The drone strike occurred at about 11 p.m. on June 3 in the village of Ghawa Khawa, about 20 kilometres south of the South Waziristan district center. The missiles struck outside a home where a group of Islamic militant fighters, including Taliban, were meeting, said a Ghawa Khawa resident. “I saw Taliban fighters come to get the bodies of those killed,” said the resident, speaking on condition he not be named, citing concerns with his personal safety.

Kashmiri’s death deprives al-Qaeda of a key operational commander just one month after US. Navy commandos killed the group’s overall leader, Osama bin Laden, also in Pakistan. In recent years, Kashmiri has “risen to the top tier of al-Qaeda’s leadership cadre as an experienced and dangerous military commander who directs attacks in South Asia while also aiding terror attacks against the West,” according to Bill Roggio, who directs the Long War Journal, a U.S.-based Website that monitors US counter-terrorism campaigns.

Kashmir, Denmark

Kashmiri, born in 1964 according to the US government, rose to command a Pakistan-based affiliate of al-Qaeda called Harkat-ul Jihad Islami, or the Islamic Jihad Movement, that has focused its attacks on India, citing India’s control over part of the disputed territory of Kashmir. He later broadened his focus to include US and other Western targets.

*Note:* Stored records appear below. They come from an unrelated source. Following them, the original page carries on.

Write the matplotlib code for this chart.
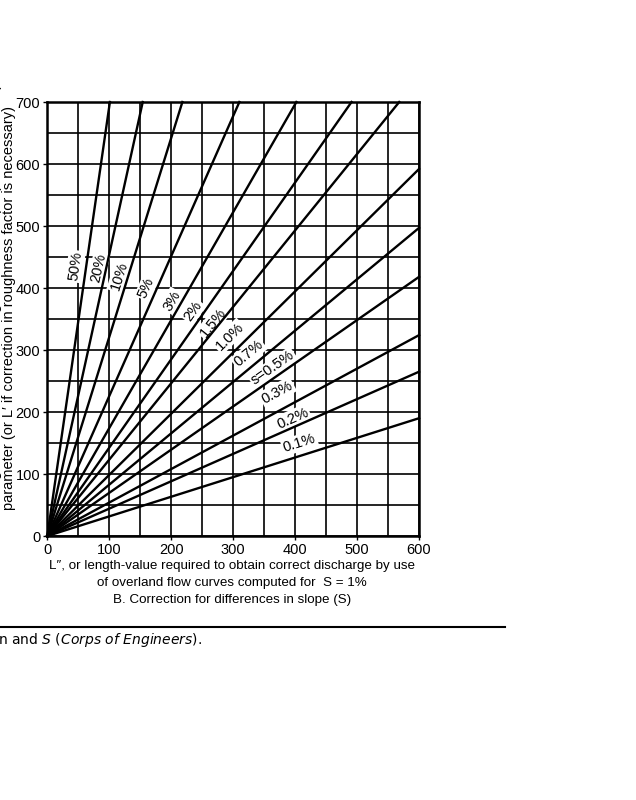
import numpy as np
import matplotlib.pyplot as plt
from matplotlib.lines import Line2D

plt.rcParams['font.family'] = ['Liberation Sans', 'DejaVu Sans']

# slope lines: where each one leaves the frame (L'', L)
slope_labels = ["50%", "20%", "10%", "5%", "3%", "2%", "1.5%", "1.0%",
                "0.7%", "s=0.5%", "0.3%", "0.2%", "0.1%"]
end_x = [101, 154, 218, 310, 402, 491, 568, 600, 600, 600, 600, 600, 600]
end_y = [700, 700, 700, 700, 700, 700, 700, 592, 497, 418, 324, 265, 190]
# where the slope labels sit
lab_x = [45, 83, 116, 160, 201, 235, 267, 294, 325, 364, 371, 396, 407]
lab_y = [435, 432, 419, 400, 379, 363, 344, 322, 294, 271, 232, 190, 150]

x_ticks = [0, 100, 200, 300, 400, 500, 600]
y_ticks = [0, 100, 200, 300, 400, 500, 600, 700]

fig = plt.figure(figsize=(6.36, 8.0), dpi=100)
ax = fig.add_axes([0.0744, 0.33, 0.5845, 0.5425])
ax.set_xlim(0, 600)
ax.set_ylim(0, 700)

ax.set_xticks(x_ticks)
ax.set_yticks(y_ticks)
ax.set_xticks(np.arange(0, 601, 50), minor=True)
ax.set_yticks(np.arange(0, 701, 50), minor=True)
ax.grid(which='both', color='black', linewidth=1.2, zorder=1)
ax.set_axisbelow(True)
ax.tick_params(which='minor', length=0)
ax.tick_params(which='major', length=3, width=1, labelsize=10.5, pad=2)
for s in ax.spines.values():
    s.set_linewidth(1.8)

for lab, xe, ye, xl, yl in zip(slope_labels, end_x, end_y, lab_x, lab_y):
    ax.plot([0, xe], [0, ye], color='black', linewidth=1.7, zorder=4,
            clip_on=False)
    ang = np.degrees(np.arctan2(ye, xe))
    ax.text(xl, yl, lab, rotation=ang, rotation_mode='anchor',
            ha='center', va='center', fontsize=10.5, zorder=3,
            bbox=dict(facecolor='white', edgecolor='none', pad=1.0))

# axis titles (the scan is cropped on the left)
fig.text(9 / 636, 1 - 308 / 800,
         "parameter (or L\u2032 if correction in roughness factor is necessary)",
         rotation=90, ha='center', va='center', fontsize=10.5)
fig.text(-5 / 636, 1 - 308 / 800,
         "L, or length of overland flow having the actual slope (as measured S)",
         rotation=90, ha='center', va='center', fontsize=10.5)

fig.text(232 / 636, 1 - 566 / 800,
         "L\u2033, or length-value required to obtain correct discharge by use",
         ha='center', va='center', fontsize=9.6)
fig.text(232 / 636, 1 - 583 / 800,
         "of overland flow curves computed for  S = 1%",
         ha='center', va='center', fontsize=9.6)
fig.text(232 / 636, 1 - 600 / 800,
         "B. Correction for differences in slope (S)",
         ha='center', va='center', fontsize=9.6)

# caption rule and fragment
fig.add_artist(Line2D([0, 505 / 636], [1 - 627 / 800, 1 - 627 / 800],
                      transform=fig.transFigure, color='black', linewidth=1.5))
fig.text(-2 / 636, 1 - 640 / 800,
         r"n and $\it{S}$ ($\it{Corps\ of\ Engineers}$).",
         ha='left', va='center', fontsize=10, family='DejaVu Sans')

fig.savefig("out.png", dpi=100)
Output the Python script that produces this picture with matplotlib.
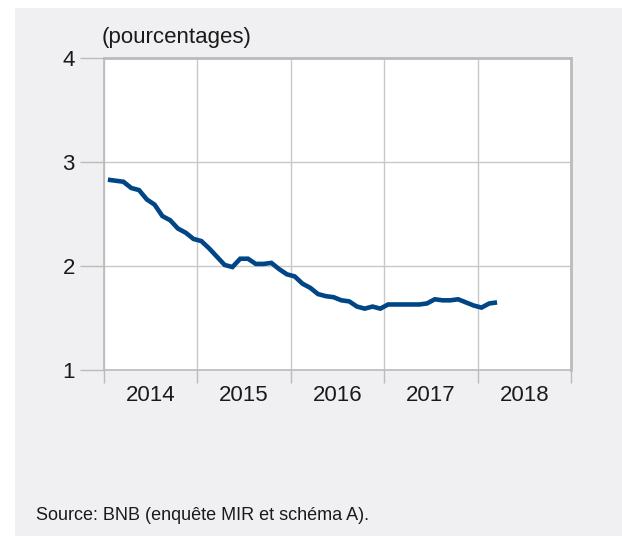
import matplotlib
matplotlib.use("Agg")
import matplotlib.pyplot as plt
from matplotlib.patches import Rectangle
import numpy as np

plt.rcParams['font.family'] = ['Liberation Sans', 'DejaVu Sans']

# monthly values, Jan 2014 - Mar 2018 (percentages)
rates = [2.83, 2.82, 2.81, 2.75, 2.73, 2.64, 2.59, 2.48, 2.44, 2.36, 2.32, 2.26,
         2.24, 2.17, 2.09, 2.01, 1.99, 2.07, 2.07, 2.02, 2.02, 2.03, 1.97, 1.92,
         1.90, 1.83, 1.79, 1.73, 1.71, 1.70, 1.67, 1.66, 1.61, 1.59, 1.61, 1.59,
         1.63, 1.63, 1.63, 1.63, 1.63, 1.64, 1.68, 1.67, 1.67, 1.68, 1.65, 1.62,
         1.60, 1.64, 1.65]
years = ['2014', '2015', '2016', '2017', '2018']
y_ticks = [1, 2, 3, 4]

W, H = 622, 536
fig = plt.figure(figsize=(W / 100, H / 100), dpi=100)
fig.patch.set_facecolor('white')
# grey panel behind everything
fig.patches.append(Rectangle((15 / W, 0), 1, (H - 8) / H, transform=fig.transFigure,
                             facecolor='#f0f0f2', edgecolor='none', zorder=-5))

ax = fig.add_axes([104 / W, 1 - 370 / H, (571 - 104) / W, (370 - 58) / H])
ax.set_zorder(2)
ax.set_facecolor('white')

x = np.arange(len(rates)) + 0.5
ax.plot(x, rates, color='#004687', lw=3.3, solid_capstyle='butt', solid_joinstyle='miter', zorder=3)

ax.set_xlim(0, 12 * len(years))
ax.set_ylim(1, 4)
ax.set_yticks(y_ticks)
ax.set_yticklabels([str(v) for v in y_ticks], fontsize=16, color='#1a1a1a')
ax.set_xticks(np.arange(0, 12 * len(years) + 1, 12))
ax.set_xticklabels([])
ax.set_xticks(np.arange(6, 12 * len(years), 12), minor=True)
ax.set_xticklabels(years, minor=True, fontsize=16, color='#1a1a1a')

ax.tick_params(axis='y', which='major', length=17, width=1, color='#bbbbbb', pad=4)
ax.tick_params(axis='x', which='major', length=9, width=1, color='#bbbbbb')
ax.tick_params(axis='x', which='minor', length=0, pad=11)

ax.grid(True, which='major', color='#c8c8c8', lw=1)
for side in ['left', 'bottom']:
    ax.spines[side].set_color('#bbbbbb')
    ax.spines[side].set_linewidth(1.2)
for side in ['top', 'right']:
    ax.spines[side].set_color('#bbbbbb')
    ax.spines[side].set_linewidth(2)

fig.text(102 / W, 1 - 38 / H, '(pourcentages)', fontsize=16, color='#1a1a1a', va='center', ha='left')
fig.text(36 / W, 1 - 516 / H, 'Source: BNB (enquête MIR et schéma A).', fontsize=13,
         color='#1a1a1a', va='center', ha='left')

fig.savefig('out.png', dpi=100)
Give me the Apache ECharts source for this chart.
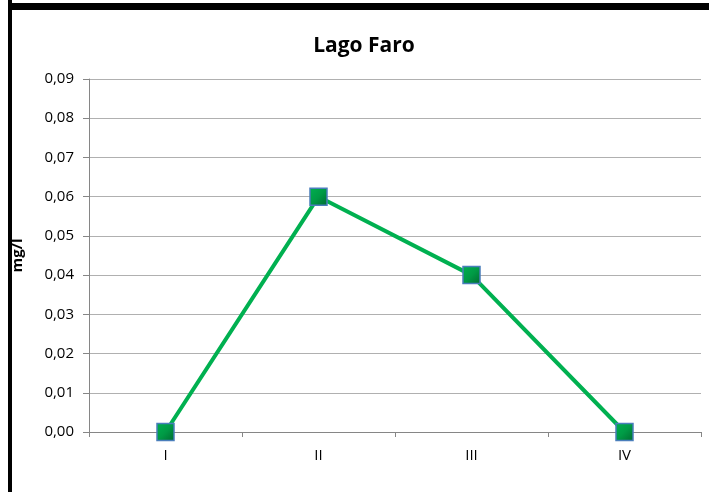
<!DOCTYPE html>
<html>
<head>
<meta charset="utf-8">
<script src="https://cdn.jsdelivr.net/npm/echarts@6/dist/echarts.min.js"></script>
<style>
html,body{margin:0;padding:0;background:#fff;}
#chart{width:709px;height:492px;}
</style>
</head>
<body>
<div id="chart"></div>
<script>
const categories = ['I', 'II', 'III', 'IV'];
const values = [0.00, 0.06, 0.04, 0.00];
const chartTitle = 'Lago Faro';
const yName = 'mg/l';

const FONT = '"Open Sans", sans-serif';
const chart = echarts.init(document.getElementById('chart'), null, {renderer: 'canvas'});
chart.setOption({
  animation: false,
  backgroundColor: '#ffffff',
  title: {
    text: chartTitle,
    left: 359, top: 31, textAlign: 'center',
    textStyle: {fontFamily: FONT, fontWeight: 'bold', fontSize: 21, color: '#000'}
  },
  grid: {left: 89, right: 8, top: 79, bottom: 60},
  xAxis: {
    type: 'category',
    data: categories,
    boundaryGap: true,
    axisLine: {lineStyle: {color: '#868686', width: 1}},
    axisTick: {show: true, length: 5, lineStyle: {color: '#868686'}},
    axisLabel: {margin: 16, fontFamily: FONT, fontSize: 15, color: '#000'},
    splitLine: {show: false}
  },
  yAxis: {
    type: 'value',
    min: 0, max: 0.09, interval: 0.01,
    name: yName,
    nameLocation: 'middle',
    nameGap: 64,
    nameTextStyle: {fontFamily: FONT, fontWeight: 'bold', fontSize: 15, color: '#000'},
    axisLine: {show: true, lineStyle: {color: '#868686', width: 1}},
    axisTick: {show: true, length: 6, lineStyle: {color: '#868686'}},
    axisLabel: {
      margin: 15, fontFamily: FONT, fontSize: 15, color: '#000',
      formatter: v => v.toFixed(2).replace('.', ',')
    },
    splitLine: {show: true, lineStyle: {color: '#b0b0b0', width: 1}}
  },
  series: [{
    type: 'line',
    data: values,
    lineStyle: {color: '#00b050', width: 4},
    symbol: 'rect',
    symbolSize: 17,
    showAllSymbol: true,
    itemStyle: {
      color: new echarts.graphic.LinearGradient(0, 0, 1, 1, [
        {offset: 0, color: '#00b050'},
        {offset: 0.5, color: '#009a45'},
        {offset: 1, color: '#006a30'}
      ]),
      borderColor: '#4a7ebb',
      borderWidth: 1.5
    },
    z: 3
  }],
  graphic: [
    {type: 'rect', shape: {x: 8, y: 3, width: 701, height: 7}, style: {fill: '#000'}, z: 100},
    {type: 'rect', shape: {x: 8, y: 0, width: 4, height: 492}, style: {fill: '#000'}, z: 100}
  ]
});
</script>
</body>
</html>
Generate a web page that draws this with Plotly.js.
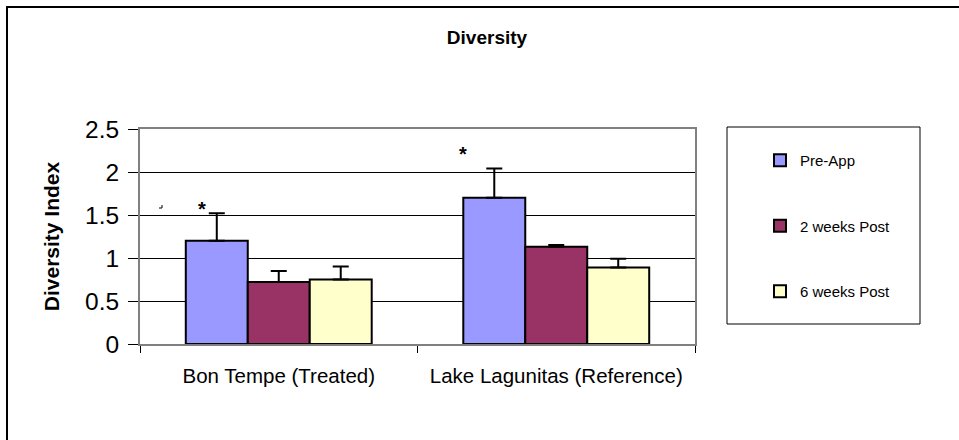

A 2009 grand jury in Chicago indicted Kashmiri for allegedly conspiring to bomb a Danish newspaper that had published cartoons of the prophet Muhammad, the founder of Islam.

The US State Department says Kashmiri and his movement were responsible for a March 2006 car bomb attack on the US Consulate in Karachi, Pakistan’s largest city, that killed diplomat David Foy and three others. The US last year designated Kashmiri a terrorist and offered a US$5 million reward for information that might lead to his capture.

The village attacked with the missiles is under the control of a local Taliban commander named Mullah Nazir. Nazir signed a 2009 truce with Pakistan’s army under which the military has abstained from attacking his forces while he agreed to avoid hosting al-Qaeda leaders.

Still, according to Roggio, “more senior al-Qaeda leaders have been killed in Nazir’s tribal areas during the US air campaign than in those of any other Taliban leader in Pakistan.”

Pakistani news media reported in 2009 that Kashmiri had been killed in a US missile strike in North Waziristan, news that Kashmiri denied in an interview with Pakistani journalist Saleem Shahzad. Shahzad, a specialist on Islamic militant movements was killed this past week after what he had told colleagues were warnings from Pakistan’s Inter-Services Intelligence Directorate.

Kashmiri’s killing comes a month after US commandos killed al-Qaeda leader bin Laden at his home in the Pakistani town of Abbottabad, 50 kilometres north of the capital, Islamabad.